Task instructions: Omit all images. Write out the rest of the material exactly.

--- start of Source material ---

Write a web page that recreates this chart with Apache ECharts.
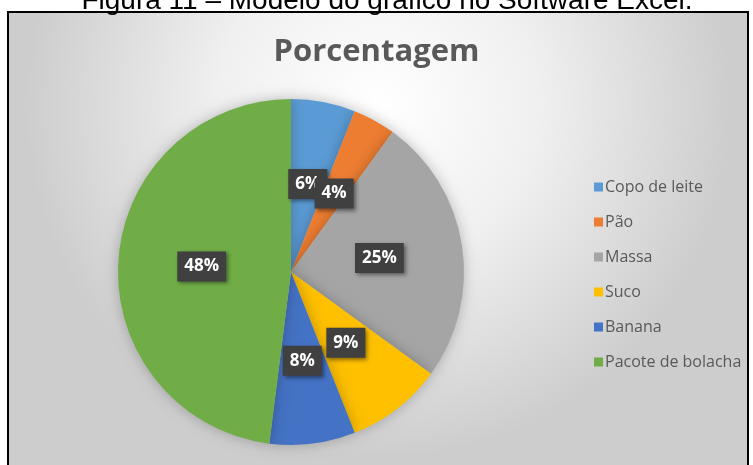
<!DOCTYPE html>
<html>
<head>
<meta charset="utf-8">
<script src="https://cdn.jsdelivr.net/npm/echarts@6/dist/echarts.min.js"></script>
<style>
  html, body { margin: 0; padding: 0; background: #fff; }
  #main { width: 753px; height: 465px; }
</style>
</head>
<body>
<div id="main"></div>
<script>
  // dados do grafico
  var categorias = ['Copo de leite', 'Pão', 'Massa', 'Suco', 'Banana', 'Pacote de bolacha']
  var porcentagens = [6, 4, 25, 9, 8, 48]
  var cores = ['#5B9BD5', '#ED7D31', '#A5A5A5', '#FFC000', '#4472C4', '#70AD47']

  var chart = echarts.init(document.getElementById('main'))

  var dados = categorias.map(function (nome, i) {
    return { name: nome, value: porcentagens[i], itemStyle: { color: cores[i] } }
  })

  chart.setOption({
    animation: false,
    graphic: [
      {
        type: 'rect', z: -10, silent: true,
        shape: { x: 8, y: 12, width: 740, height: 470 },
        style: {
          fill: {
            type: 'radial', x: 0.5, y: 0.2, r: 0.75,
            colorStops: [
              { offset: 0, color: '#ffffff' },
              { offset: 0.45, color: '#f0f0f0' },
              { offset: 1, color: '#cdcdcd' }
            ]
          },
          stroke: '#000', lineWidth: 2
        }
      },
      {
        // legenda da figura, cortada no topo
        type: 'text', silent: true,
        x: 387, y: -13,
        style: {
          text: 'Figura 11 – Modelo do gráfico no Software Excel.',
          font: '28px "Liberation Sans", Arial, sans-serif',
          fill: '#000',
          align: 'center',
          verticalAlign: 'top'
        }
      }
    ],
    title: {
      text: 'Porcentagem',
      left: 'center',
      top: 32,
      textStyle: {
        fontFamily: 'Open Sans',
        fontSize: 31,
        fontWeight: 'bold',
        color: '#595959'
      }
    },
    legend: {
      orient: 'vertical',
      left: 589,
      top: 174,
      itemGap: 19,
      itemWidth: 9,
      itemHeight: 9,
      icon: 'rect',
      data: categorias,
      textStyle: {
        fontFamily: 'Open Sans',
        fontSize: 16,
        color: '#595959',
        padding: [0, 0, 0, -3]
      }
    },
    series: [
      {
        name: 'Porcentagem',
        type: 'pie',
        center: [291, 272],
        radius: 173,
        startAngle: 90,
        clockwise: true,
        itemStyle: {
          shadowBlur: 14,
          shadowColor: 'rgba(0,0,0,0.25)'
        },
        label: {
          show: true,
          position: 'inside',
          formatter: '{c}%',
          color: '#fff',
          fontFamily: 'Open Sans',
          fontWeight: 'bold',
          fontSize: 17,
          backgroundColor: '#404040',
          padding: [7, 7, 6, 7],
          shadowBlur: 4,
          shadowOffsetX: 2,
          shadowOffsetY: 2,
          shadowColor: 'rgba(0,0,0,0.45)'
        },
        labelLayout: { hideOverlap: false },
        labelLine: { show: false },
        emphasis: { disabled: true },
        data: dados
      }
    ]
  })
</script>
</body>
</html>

--- end of Source material ---

Task response:
Write a web page that recreates this chart with Apache ECharts.
<!DOCTYPE html>
<html>
<head>
<meta charset="utf-8">
<script src="https://cdn.jsdelivr.net/npm/echarts@6/dist/echarts.min.js"></script>
<style>
  html, body { margin: 0; padding: 0; background: #fff; }
  #main { width: 753px; height: 465px; }
</style>
</head>
<body>
<div id="main"></div>
<script>
  // dados do grafico
  var categorias = ['Copo de leite', 'Pão', 'Massa', 'Suco', 'Banana', 'Pacote de bolacha']
  var porcentagens = [6, 4, 25, 9, 8, 48]
  var cores = ['#5B9BD5', '#ED7D31', '#A5A5A5', '#FFC000', '#4472C4', '#70AD47']

  var chart = echarts.init(document.getElementById('main'))

  var dados = categorias.map(function (nome, i) {
    return { name: nome, value: porcentagens[i], itemStyle: { color: cores[i] } }
  })

  chart.setOption({
    animation: false,
    graphic: [
      {
        type: 'rect', z: -10, silent: true,
        shape: { x: 8, y: 12, width: 740, height: 470 },
        style: {
          fill: {
            type: 'radial', x: 0.5, y: 0.2, r: 0.75,
            colorStops: [
              { offset: 0, color: '#ffffff' },
              { offset: 0.45, color: '#f0f0f0' },
              { offset: 1, color: '#cdcdcd' }
            ]
          },
          stroke: '#000', lineWidth: 2
        }
      },
      {
        // legenda da figura, cortada no topo
        type: 'text', silent: true,
        x: 387, y: -13,
        style: {
          text: 'Figura 11 – Modelo do gráfico no Software Excel.',
          font: '28px "Liberation Sans", Arial, sans-serif',
          fill: '#000',
          align: 'center',
          verticalAlign: 'top'
        }
      }
    ],
    title: {
      text: 'Porcentagem',
      left: 'center',
      top: 32,
      textStyle: {
        fontFamily: 'Open Sans',
        fontSize: 31,
        fontWeight: 'bold',
        color: '#595959'
      }
    },
    legend: {
      orient: 'vertical',
      left: 589,
      top: 174,
      itemGap: 19,
      itemWidth: 9,
      itemHeight: 9,
      icon: 'rect',
      data: categorias,
      textStyle: {
        fontFamily: 'Open Sans',
        fontSize: 16,
        color: '#595959',
        padding: [0, 0, 0, -3]
      }
    },
    series: [
      {
        name: 'Porcentagem',
        type: 'pie',
        center: [291, 272],
        radius: 173,
        startAngle: 90,
        clockwise: true,
        itemStyle: {
          shadowBlur: 14,
          shadowColor: 'rgba(0,0,0,0.25)'
        },
        label: {
          show: true,
          position: 'inside',
          formatter: '{c}%',
          color: '#fff',
          fontFamily: 'Open Sans',
          fontWeight: 'bold',
          fontSize: 17,
          backgroundColor: '#404040',
          padding: [7, 7, 6, 7],
          shadowBlur: 4,
          shadowOffsetX: 2,
          shadowOffsetY: 2,
          shadowColor: 'rgba(0,0,0,0.45)'
        },
        labelLayout: { hideOverlap: false },
        labelLine: { show: false },
        emphasis: { disabled: true },
        data: dados
      }
    ]
  })
</script>
</body>
</html>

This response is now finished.